Mais surtout, il suffit d’analyser ces chiffres fantastiques pour voir qu’il y a beaucoup à en rabattre. La presque totalité de cette armée de chevaux-vapeur, les quatre cinquièmes, sont affectés uniquement au transport, sous forme de locomotives ou de bateaux à vapeur[1]. Or, ceux-ci ont produit certainement une révolution considérable en reculant les limites que la distance imposait aux dépècements des individus, à l’échange des produits, à la communication des idées, en portant au plus haut point la solidarité du genre humain — et à ce point de vue ils rendent un service moral dont on ne saurait exagérer l’importance — mais on ne saurait dire précisément qu’ils multiplient les produits[2].

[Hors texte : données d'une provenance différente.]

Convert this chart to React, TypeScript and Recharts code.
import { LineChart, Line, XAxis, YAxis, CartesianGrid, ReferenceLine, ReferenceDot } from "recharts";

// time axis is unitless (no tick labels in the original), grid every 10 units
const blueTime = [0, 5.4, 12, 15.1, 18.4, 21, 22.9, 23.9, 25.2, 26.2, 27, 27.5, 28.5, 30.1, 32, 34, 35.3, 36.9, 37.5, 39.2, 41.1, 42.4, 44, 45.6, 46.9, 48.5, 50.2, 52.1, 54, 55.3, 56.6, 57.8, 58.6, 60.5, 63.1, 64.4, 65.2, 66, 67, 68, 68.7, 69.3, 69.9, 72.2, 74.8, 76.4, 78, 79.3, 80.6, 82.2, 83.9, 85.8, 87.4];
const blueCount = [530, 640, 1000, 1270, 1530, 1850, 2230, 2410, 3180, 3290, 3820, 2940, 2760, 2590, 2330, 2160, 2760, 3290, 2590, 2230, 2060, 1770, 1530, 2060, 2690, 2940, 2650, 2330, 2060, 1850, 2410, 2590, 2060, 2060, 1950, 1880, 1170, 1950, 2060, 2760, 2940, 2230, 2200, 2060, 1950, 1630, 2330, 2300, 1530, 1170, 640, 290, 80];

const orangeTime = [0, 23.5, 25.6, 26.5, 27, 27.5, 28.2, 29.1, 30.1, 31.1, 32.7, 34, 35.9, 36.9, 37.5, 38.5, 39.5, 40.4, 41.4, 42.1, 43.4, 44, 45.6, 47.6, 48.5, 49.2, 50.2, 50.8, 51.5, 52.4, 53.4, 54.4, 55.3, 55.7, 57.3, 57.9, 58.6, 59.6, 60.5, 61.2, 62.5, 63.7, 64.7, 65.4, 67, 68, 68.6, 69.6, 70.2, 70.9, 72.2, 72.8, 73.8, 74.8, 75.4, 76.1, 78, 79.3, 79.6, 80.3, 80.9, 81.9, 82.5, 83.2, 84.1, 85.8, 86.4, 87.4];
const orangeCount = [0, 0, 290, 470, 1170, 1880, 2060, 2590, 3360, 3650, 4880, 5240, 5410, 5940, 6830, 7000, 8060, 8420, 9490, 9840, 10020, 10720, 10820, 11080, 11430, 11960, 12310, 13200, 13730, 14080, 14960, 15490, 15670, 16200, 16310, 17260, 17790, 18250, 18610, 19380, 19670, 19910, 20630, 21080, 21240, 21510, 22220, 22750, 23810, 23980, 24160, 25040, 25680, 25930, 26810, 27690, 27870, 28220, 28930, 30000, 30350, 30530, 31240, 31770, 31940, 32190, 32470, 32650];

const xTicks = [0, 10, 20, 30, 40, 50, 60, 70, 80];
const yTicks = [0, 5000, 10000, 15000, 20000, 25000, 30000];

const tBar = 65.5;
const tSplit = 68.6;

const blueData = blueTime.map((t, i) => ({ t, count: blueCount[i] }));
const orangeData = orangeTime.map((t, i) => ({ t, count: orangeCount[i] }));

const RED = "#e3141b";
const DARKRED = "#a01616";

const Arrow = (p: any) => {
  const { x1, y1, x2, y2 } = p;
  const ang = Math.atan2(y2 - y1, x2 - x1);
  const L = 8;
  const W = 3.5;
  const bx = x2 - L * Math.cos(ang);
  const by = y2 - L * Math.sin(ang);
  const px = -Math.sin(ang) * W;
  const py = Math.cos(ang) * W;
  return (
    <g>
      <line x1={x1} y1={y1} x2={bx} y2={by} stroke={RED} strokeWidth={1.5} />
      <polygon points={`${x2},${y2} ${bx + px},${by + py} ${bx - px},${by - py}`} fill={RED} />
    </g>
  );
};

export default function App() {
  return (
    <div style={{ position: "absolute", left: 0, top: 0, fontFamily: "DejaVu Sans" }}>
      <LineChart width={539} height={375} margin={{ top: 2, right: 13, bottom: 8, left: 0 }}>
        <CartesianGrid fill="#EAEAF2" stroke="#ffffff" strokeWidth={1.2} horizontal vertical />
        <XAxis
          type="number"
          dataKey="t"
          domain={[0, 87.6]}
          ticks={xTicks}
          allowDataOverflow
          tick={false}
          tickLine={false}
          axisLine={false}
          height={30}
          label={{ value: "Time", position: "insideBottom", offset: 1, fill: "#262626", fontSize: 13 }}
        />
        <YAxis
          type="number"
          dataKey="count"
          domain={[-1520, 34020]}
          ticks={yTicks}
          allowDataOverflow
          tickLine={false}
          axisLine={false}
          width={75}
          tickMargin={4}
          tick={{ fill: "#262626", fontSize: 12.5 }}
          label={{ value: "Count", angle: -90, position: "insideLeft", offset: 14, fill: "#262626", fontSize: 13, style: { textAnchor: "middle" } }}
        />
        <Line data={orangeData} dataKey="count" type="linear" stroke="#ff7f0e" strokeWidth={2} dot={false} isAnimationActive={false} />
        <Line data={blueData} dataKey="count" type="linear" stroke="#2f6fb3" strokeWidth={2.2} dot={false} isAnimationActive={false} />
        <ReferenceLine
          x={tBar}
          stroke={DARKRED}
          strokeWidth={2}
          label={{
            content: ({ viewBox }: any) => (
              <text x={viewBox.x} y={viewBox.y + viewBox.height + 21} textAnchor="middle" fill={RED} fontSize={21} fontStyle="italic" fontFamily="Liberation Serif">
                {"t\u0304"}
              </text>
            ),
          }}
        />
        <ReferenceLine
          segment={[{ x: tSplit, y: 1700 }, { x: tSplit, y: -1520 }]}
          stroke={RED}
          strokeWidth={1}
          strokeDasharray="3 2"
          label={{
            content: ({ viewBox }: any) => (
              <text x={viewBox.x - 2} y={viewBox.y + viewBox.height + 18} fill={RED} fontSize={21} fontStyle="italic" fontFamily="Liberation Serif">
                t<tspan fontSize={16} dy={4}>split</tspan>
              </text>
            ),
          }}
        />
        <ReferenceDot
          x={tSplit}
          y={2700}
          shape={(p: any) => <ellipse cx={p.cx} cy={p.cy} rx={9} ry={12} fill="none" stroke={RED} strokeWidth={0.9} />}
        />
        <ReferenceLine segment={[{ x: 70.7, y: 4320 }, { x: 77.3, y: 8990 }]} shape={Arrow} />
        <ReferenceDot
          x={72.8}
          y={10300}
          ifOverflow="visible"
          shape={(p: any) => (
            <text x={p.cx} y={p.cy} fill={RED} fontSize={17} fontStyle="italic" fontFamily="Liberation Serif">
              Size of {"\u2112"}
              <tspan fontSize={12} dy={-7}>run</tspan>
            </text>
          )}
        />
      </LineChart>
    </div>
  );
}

Les seuls produits dont la multiplication pût apporter une amélioration notable dans la condition des hommes, ce serait les produits agricoles, car la première condition du bien-être matériel, c’est de se nourrir et, s’il se peut, de se bien nourrir. Or, quels ont été les effets du machinisme sur cette industrie  ? Il n’y a guère que 100.000 chevaux-vapeur employés dans l’agriculture (1,7 %), et encore, ne faudrait-il pas croire que tous aient pour résultat une augmentation de produits. Les charrues défonceuses, les machines pour l’irriga-

  1. Sur 5.735.000 chevaux-vapeur en France (en 1893), les locomotives en représentaient 4 millions et les bateaux à vapeur 700.000, donc 82 %.
  2. Ils les multiplient pour le moment en les apportant des pays d’outremer, mais il est clair que c’est là une situation provisoire et qui tient simplement à ce que ces pays sont encore déserts et n’ont pas besoin de garder pour leur consommation tout ce qu’ils produisent.